As a Cronulla fan I am optimistic despite the losses of James Maloney and Jack Bird as the Sharks have recruited very well, in particular with the signings of Matt Moylan and Josh Dugan. However it is hard to see beyond the supremely consistent Melbourne Storm for the title. I’m going for a Storm v Roosters Grand Final with Gold Coast Titans taking the wooden spoon.

Robert Kenyon: I don’t follow any particular team I just like the look of how a certain team plays and watch their games, I like to watch good rugby. North Queensland Cowboys will win it I reckon.

Darren Wrudd: I am a little out of touch with the NRL if I am honest. I watch every televised Sky domestic game but I have had more important things to do with my time than pay for Premier and watch the NRL too. That said, I am looking forward to watching some of the big names now that Sky has secured some of the games to show over here too,particularly the State of Origin. Known as the pinnacle of the Aussie game, Origin games can be a thrill. After that I shall pick and choose and no doubt realise at some point that they are quite beatable and not all Supermen, except Pat Richards of course.

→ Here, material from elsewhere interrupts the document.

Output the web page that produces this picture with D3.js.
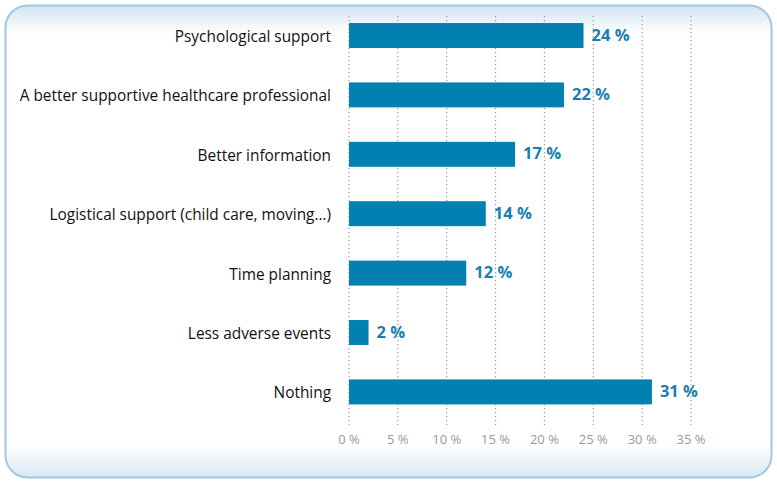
<!DOCTYPE html>
<html><head><meta charset="utf-8">
<script src="https://cdn.jsdelivr.net/npm/d3@7"></script>
<style>body{margin:0;background:#fff;}svg{display:block;}</style>
</head><body>
<svg id="c" width="777" height="483"></svg>
<script>
const categories = ["Psychological support","A better supportive healthcare professional","Better information","Logistical support (child care, moving…)","Time planning","Less adverse events","Nothing"];
const values = [24,22,17,14,12,2,31];
const ticks = [0,5,10,15,20,25,30,35];

const svg = d3.select("#c");
const defs = svg.append("defs");
const g1 = defs.append("linearGradient").attr("id","fr").attr("x1",0).attr("y1",0).attr("x2",0).attr("y2",1);
g1.append("stop").attr("offset","0").attr("stop-color","#d2e4f1");
g1.append("stop").attr("offset","0.06").attr("stop-color","#ffffff");
g1.append("stop").attr("offset","0.93").attr("stop-color","#ffffff");
g1.append("stop").attr("offset","1").attr("stop-color","#d8e8f3");
svg.append("rect").attr("x",5.5).attr("y",5.5).attr("width",766).attr("height",472).attr("rx",22)
  .attr("fill","url(#fr)").attr("stroke","#a4c6df").attr("stroke-width",2);

const x = d3.scaleLinear().domain([0,35]).range([349,691]);
const y = d3.scaleBand().domain(categories).range([5.8,421.6]).paddingInner(0.58).paddingOuter(0.29);

// grid
svg.append("g").selectAll("line").data(ticks).join("line")
  .attr("x1",d=>x(d)).attr("x2",d=>x(d)).attr("y1",16).attr("y2",425)
  .attr("stroke","#999").attr("stroke-width",1.2).attr("stroke-dasharray","1.2,2.8");

// tick labels
svg.append("g").selectAll("text").data(ticks).join("text")
  .attr("x",d=>x(d)).attr("y",444).attr("text-anchor","middle")
  .attr("font-family","Open Sans, sans-serif").attr("font-size",13).attr("fill","#999")
  .text(d=>d+" %");

// bars
svg.append("g").selectAll("rect").data(values).join("rect")
  .attr("x",x(0)).attr("y",(d,i)=>y(categories[i]))
  .attr("width",d=>x(d)-x(0)).attr("height",y.bandwidth())
  .attr("fill","#0280b1");

// value labels
svg.append("g").selectAll("text").data(values).join("text")
  .attr("x",d=>x(d)+8).attr("y",(d,i)=>y(categories[i])+y.bandwidth()/2+5)
  .attr("font-family","Open Sans, sans-serif").attr("font-size",16.5).attr("font-weight","bold")
  .attr("fill","#1a7fb0").text(d=>d+" %");

// category labels
svg.append("g").selectAll("text").data(categories).join("text")
  .attr("x",331).attr("y",d=>y(d)+y.bandwidth()/2+6.5).attr("text-anchor","end")
  .attr("font-family","Open Sans, sans-serif").attr("font-size",15.4).attr("fill","#111")
  .text(d=>d);
</script>
</body></html>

David Bailey: Now that the NRL is back on Sky I will be able to follow it a little more closely, I always look forward to seeing how the British lads go and l also keep an eye out for any former Wigan players. This year I will be keeping a close look out on the NZ 
Warriors with Anthony Gelling and Blake Green in the ranks.

It would be fantastic if they could achieve something as I think it would be a milestone Down Under, but even without Cooper Cronk I feel that Melbourne Storm have everything in their arsenal to triumph again.

They are one of the great sides of the modern game and make everything look so easy.